Rabia’s life experience has transformed a perceived liability into an asset. As a formerly incarcerated young woman of color, Rabia is honored to serve her community in promoting higher education embracing both social justice and the paradigm of equity, diversity, and inclusion. The Pakistani culture’s expectation for a young woman was met when she graduated with honors as a pre-med student. Unfortunately, she deviated from those social norms — making unwise, risky decisions resulting in incarceration. However, the power of education and academia saved her life, allowing her to reintegrate into society upon her release in 2020, when she connected with peers and mentors from organizations such as Project Rebound and Rising Scholars. Her work as an advocate seeks to include students with similar lived experiences, exposing the dangers of marginalization, by empowering them with support, enhanced wellness, and self-reliance.
Interests at the intersection of higher education and the criminal legal system
“I believe in the power of building a “prison-to-school pipeline,” which is one of the most effective ways to reduce recidivism and inspire and connect formerly incarcerated leaders and scholars to combat the effects of mass incarceration by pursuing and promoting mass education. Higher education allows us as a community to find ways to achieve social and economic success and increase workforce productivity. I have tragically suffered the devastating impact of incarceration, and upon my return, I realized that being formerly incarcerated carried stigmas and systemic barriers that would have lasting impact on the trajectory of my life — endless obstacles finding housing, stable employment, and obtaining education. I am proud to become a part of this community, where formerly incarcerated scholars and leaders connect with one another to empower, support, and guide others to pursue their academic passions. I believe education is the ink that individuals need to write their own positive narratives from experiences with incarceration and the criminal legal system.

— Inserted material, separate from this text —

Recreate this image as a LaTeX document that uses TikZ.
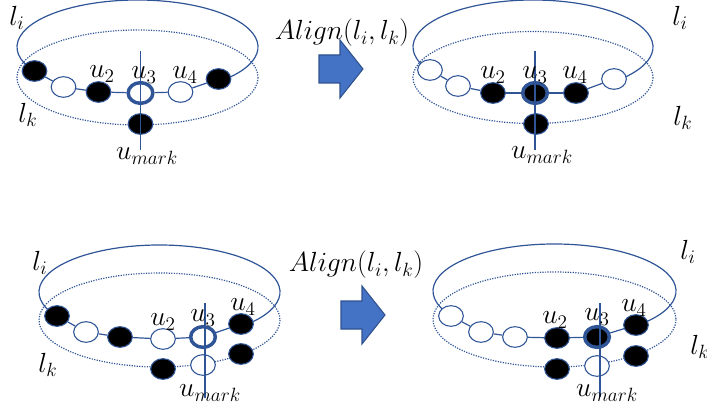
\documentclass[tikz,border=0pt]{standalone}
\usepackage{tikz}
\usetikzlibrary{shapes.geometric}
\definecolor{ringblue}{HTML}{2F5597}
\definecolor{arrowblue}{HTML}{4472C4}
\definecolor{arrowedge}{HTML}{2F528F}
\def\rx{120.5}
\def\ry{47}

\begin{document}
\begin{tikzpicture}[x=0.75pt,y=-0.75pt]
    \tikzstyle{vertex}=[ellipse,draw=ringblue,line width=0.8pt,minimum width=18.5pt,minimum height=15.5pt,inner sep=0pt]
    \tikzstyle{black vertex}=[vertex,fill=black]
    \tikzstyle{white vertex}=[vertex,fill=white]
    \tikzstyle{ring vertex}=[vertex,fill=white,line width=2.6pt]
    \tikzstyle{black ring vertex}=[ring vertex,fill=black]
    \tikzstyle{outer loop}=[draw=ringblue,line width=0.9pt]
    \tikzstyle{inner loop}=[draw=ringblue,line width=0.9pt,densely dotted]
    \tikzstyle{chain}=[draw=ringblue,line width=0.9pt]
    \tikzstyle{marker}=[draw=ringblue,line width=0.8pt]
    \tikzstyle{annot}=[font=\huge,inner sep=0pt]
    \tikzstyle{align arrow}=[fill=arrowblue,draw=arrowedge,line width=0.8pt]

    \useasboundingbox (0,0) rectangle (707,417);

    % Top row, before the alignment
    \begin{scope}[shift={(137.5,47)}]
        \draw[inner loop] (0,30.5) ellipse [x radius=\rx,y radius=47.5];
        \draw[outer loop] (148:{\rx} and {\ry}) arc [start angle=148,end angle=407.5,x radius=\rx,y radius=\ry];
        \foreach \name/\x/\y/\kind in {1/-103/24/black vertex,2/-74/40/white vertex,3/-39/45/black vertex,
                4/3/46/ring vertex,5/43/45/white vertex,6/81/32/black vertex,m/3/77/black vertex}
            \node[\kind] (TL-\name) at (\x,\y) {};
        \foreach \i/\j in {1/2,2/3,3/4,4/5,5/6}
            \draw[chain] (TL-\i) -- (TL-\j);
        \coordinate (TL-top) at (3,4);
        \coordinate (TL-bot) at (3,103);
        \draw[marker] (TL-top) -- (TL-bot);
        \node[annot] (TL-li) at (-120.5,-29) {$l_i$};
        \node[annot] (TL-lk) at (-109.5,68) {$l_k$};
        \node[annot] (TL-u2) at (-35.5,27) {$u_2$};
        \node[annot] (TL-u3) at (6.5,28) {$u_3$};
        \node[annot] (TL-u4) at (47.5,28) {$u_4$};
        \node[annot] (TL-um) at (9.5,109) {$u_{mark}$};
    \end{scope}

    % Top row, after the alignment
    \begin{scope}[shift={(533,47)}]
        \draw[inner loop] (0,30.5) ellipse [x radius=120,y radius=46];
        \draw[outer loop] (148:120 and {\ry}) arc [start angle=148,end angle=407.5,x radius=120,y radius=\ry];
        \foreach \name/\x/\y/\kind in {1/-103/23/white vertex,2/-75/39/white vertex,3/-40/46/black vertex,
                4/2/46/black ring vertex,5/43/46/black vertex,6/81/32/white vertex,m/3/77/black vertex}
            \node[\kind] (TR-\name) at (\x,\y) {};
        \foreach \i/\j in {1/2,2/3,3/4,4/5,5/6}
            \draw[chain] (TR-\i) -- (TR-\j);
        \coordinate (TR-top) at (2,4);
        \coordinate (TR-bot) at (2,103);
        \draw[marker] (TR-top) -- (TR-bot);
        \node[annot] (TR-li) at (147,-29) {$l_i$};
        \node[annot] (TR-lk) at (150,71) {$l_k$};
        \node[annot] (TR-u2) at (-40,28) {$u_2$};
        \node[annot] (TR-u3) at (2,28) {$u_3$};
        \node[annot] (TR-u4) at (42,28) {$u_4$};
        \node[annot] (TR-um) at (9,108) {$u_{mark}$};
    \end{scope}

    % Bottom row, before the alignment
    \begin{scope}[shift={(159.5,292)}]
        \draw[inner loop] (0,28) ellipse [x radius=\rx,y radius=\ry];
        \draw[outer loop] (148:{\rx} and {\ry}) arc [start angle=148,end angle=407.5,x radius=\rx,y radius=\ry];
        \foreach \name/\x/\y/\kind in {1/-102.5/24/black vertex,2/-73.5/40/white vertex,3/-39.5/45/black vertex,
                4/3.5/47/white vertex,5/43.5/45/ring vertex,6/81.5/32/black vertex,
                7/3.5/77/black vertex,8/43.5/73/white vertex,9/81.5/62/black vertex}
            \node[\kind] (BL-\name) at (\x,\y) {};
        \foreach \i/\j in {1/2,2/3,3/4,4/5,5/6}
            \draw[chain] (BL-\i) -- (BL-\j);
        \coordinate (BL-top) at (45.5,11);
        \coordinate (BL-bot) at (45.5,106);
        \draw[marker] (BL-top) -- (BL-bot);
        \node[annot] (BL-li) at (-119.5,-29) {$l_i$};
        \node[annot] (BL-lk) at (-111.5,73) {$l_k$};
        \node[annot] (BL-u2) at (3.5,30) {$u_2$};
        \node[annot] (BL-u3) at (43.5,26) {$u_3$};
        \node[annot] (BL-u4) at (83.5,15) {$u_4$};
        \node[annot] (BL-um) at (50.5,101) {$u_{mark}$};
    \end{scope}

    % Bottom row, after the alignment
    \begin{scope}[shift={(554.5,291)}]
        \draw[inner loop] (0,28.5) ellipse [x radius=121.5,y radius=47.5];
        \draw[outer loop] (148:121.5 and {\ry}) arc [start angle=148,end angle=407.5,x radius=121.5,y radius=\ry];
        \foreach \name/\x/\y/\kind in {1/-103.5/25/white vertex,2/-73.5/41/white vertex,3/-39.5/46/white vertex,
                4/2.5/47/black vertex,5/42.5/46/black ring vertex,6/81.5/34/black vertex,
                7/2.5/78/black vertex,8/42.5/75/white vertex,9/81.5/65/black vertex}
            \node[\kind] (BR-\name) at (\x,\y) {};
        \foreach \i/\j in {1/2,2/3,3/4,4/5,5/6}
            \draw[chain] (BR-\i) -- (BR-\j);
        \coordinate (BR-top) at (45.5,12);
        \coordinate (BR-bot) at (45.5,106);
        \draw[marker] (BR-top) -- (BR-bot);
        \node[annot] (BR-li) at (133.5,-39) {$l_i$};
        \node[annot] (BR-lk) at (145.5,56) {$l_k$};
        \node[annot] (BR-u2) at (0.5,29) {$u_2$};
        \node[annot] (BR-u3) at (42.5,26) {$u_3$};
        \node[annot] (BR-u4) at (79.5,17) {$u_4$};
        \node[annot] (BR-um) at (52.5,102) {$u_{mark}$};
    \end{scope}

    % The two Align steps
    \foreach \x/\y in {319/55,341/301}
        \draw[align arrow] (\x,\y) -- ++(21,0) -- ++(0,-15) -- ++(23,29) -- ++(-23,29) -- ++(0,-15) -- ++(-21,0) -- cycle;
    \node[annot] (align-top) at (342,33) {$Align(l_i,l_k)$};
    \node[annot] (align-bot) at (356,265) {$Align(l_i,l_k)$};
\end{tikzpicture}
\end{document}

Expectations or goals for the Fellowship?
The reality is that even though we Fellows are free from the prison life, we are not free from the struggles that come with building a new life in the community while trying not to reoffend and enduring the lifelong stigma of being formerly incarcerated. I hope this opportunity allows us to create a vibrant and nurturing community of directly impacted, formerly incarcerated advocates, who share a passion for learning more about higher education policy; become part of a space that allows us as a team to share and spread awareness and transparency, and to empower one another, while engaging in scholastic learning and gain valuable exposure, allowing us to enhance our personal and professional growth.